Témoignages JRS
Le dimanche 29 septembre, journée mondiale des migrants et dans le cadre de la messe unique du 5e dimanche du mois, a eu lieu une présentation de JRS Welcome et de l’accueil des migrants sur la paroisse. Par la suite, une présentation de JRS Welcome a été faite dans la feuille paroissiale. Par manque de place, nous ne pouvions pas publier les témoignages faits, vous les trouverez donc ci-dessous :
Nous avons débuté notre participation à JRS l’année 2021/2022. Nous avions régulièrement entendu les appels à ouvrir sa porte pour accueillir un migrant, et étant à la retraite tous les deux nous avons franchi le pas.
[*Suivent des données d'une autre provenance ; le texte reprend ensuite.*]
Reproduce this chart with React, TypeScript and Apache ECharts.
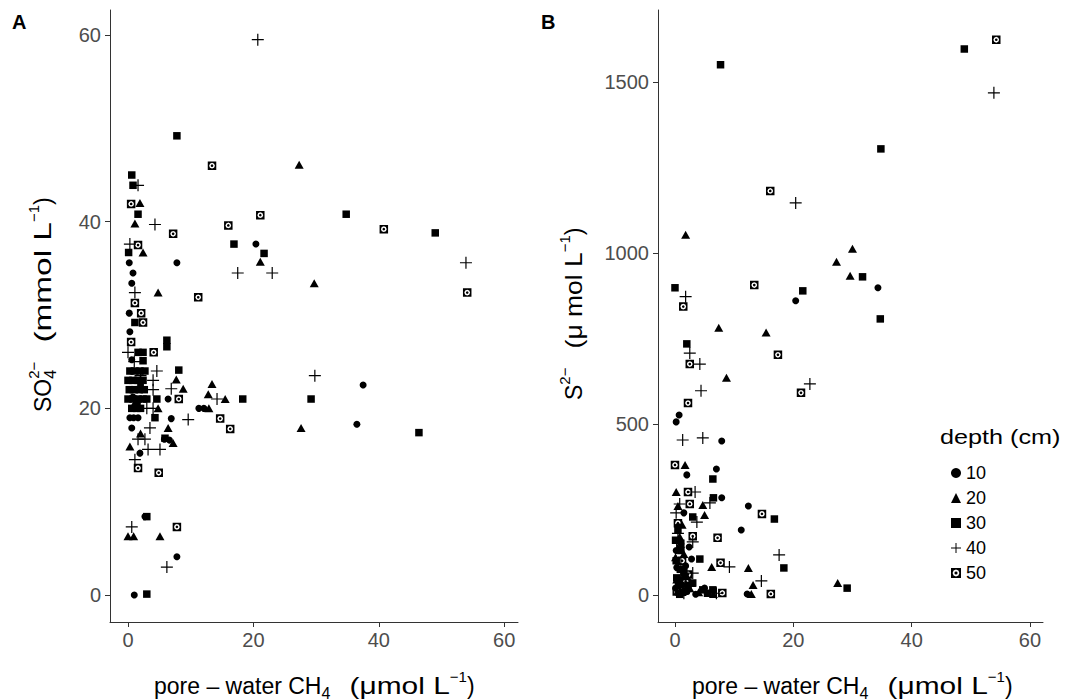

Les temps de réunion avec l’équipe de JRS nous avaient permis de bien connaître le cadre de ces accueils, avec une équipe à l’écoute des questions et soucieuse de donner tous les éléments. Les témoignages des personnes qui avaient déjà accueilli des jeunes ont été importants pour nous, de même que ce cadre bien clair (4 semaines d’accueil, un couple référent de la personne accueillie…) On ne se lançait pas tout seuls dans l’inconnu.
Malgré tout nous étions un peu inquiets pour notre premier accueil...est-ce qu’on saurait s’adapter au jeune, est-ce qu’on saurait être accueillant, est-ce qu’il se sentirait bien chez nous ?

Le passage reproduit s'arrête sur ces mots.